As is well documented, I removed all that crap, relay, LBCD. Check the wiring twice and it's not a concern. Everything runs swimmingly wo all that sh!t. But then again, I trace out my batt leads if I work on them.

I ask the forum in general why no other cars or trucks have these things? Or do they and I've not seen it? Seems like a lot of equipment to protect against the actions of an inexperienced operator.
That all checks. It really is that last part that has me going "hm... what are we missing ?". I was talking with an old radar maintainer who works for us about this, and he had a little chuckle and went "I wonder if, during their initial prototype/proof of concept phase, someone had a whoopsie and it became a design element".

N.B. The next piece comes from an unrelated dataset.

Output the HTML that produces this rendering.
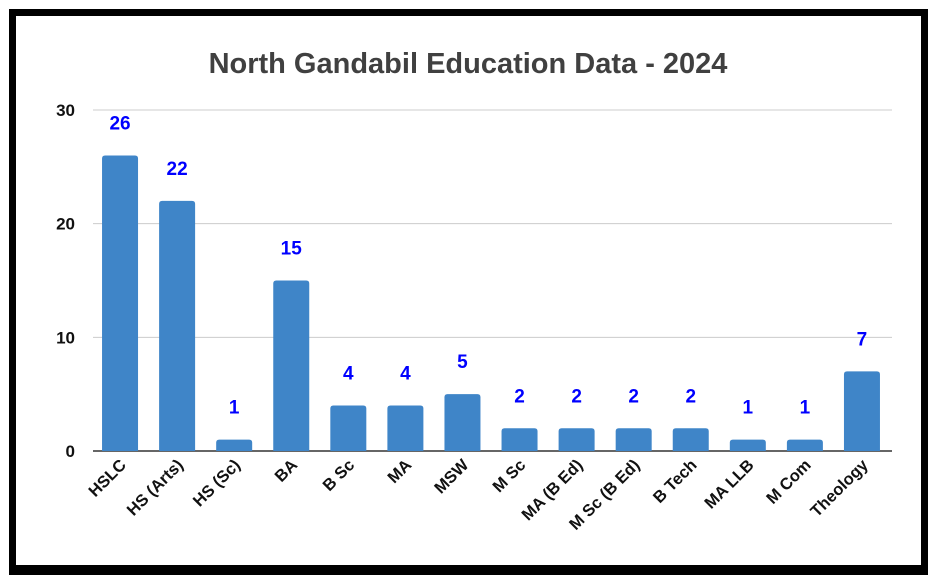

I have considered that with car batteries, they are an asymmetric shape (for the most part) and reversing the leads would be difficult with battery lead length being exactly long enough to reach only one terminal, in one orientation, for $$$ reasons. With the spacious battery box, no need to make a profitable vehicles for gov, and the symmetry of the 6T, it might be easier to incorrectly connect ? Perhaps early on/prototypes they had flexible copper battery cables that could be hooked up either way due to length. Little-big whoopsie and now we have rigid copper cables that really only want to be hooked up one way, with a PPD ? I'm also curious why I could stab someone with the cables from PPD to batteries... I have never seen steel battery cables before.

(edit: I've cut enough of these cables and was able to see that all are copper... I think tin coated, but they aren't steel core)

I don't know. Conjecture.

I forget which forum post(s), might have been yours, but I'm leaning heavily towards eliminating it and making a system similar to what is in my other truck/most vehicles... Run 2/0 straight from alternator to two 600A busbars in the battery box and 200A fuses (MEGA/AMG or MBRF), then running 4AWG from cab to said busbar via BSS 285 series 50A thermal breaker on the 12v and 24v side with a Blue Sea Systems 5510E e-Series Dual Circuit Battery Switch and/or ML-RBS with switch in the cab to kill power for maintenance and security through complication (lol).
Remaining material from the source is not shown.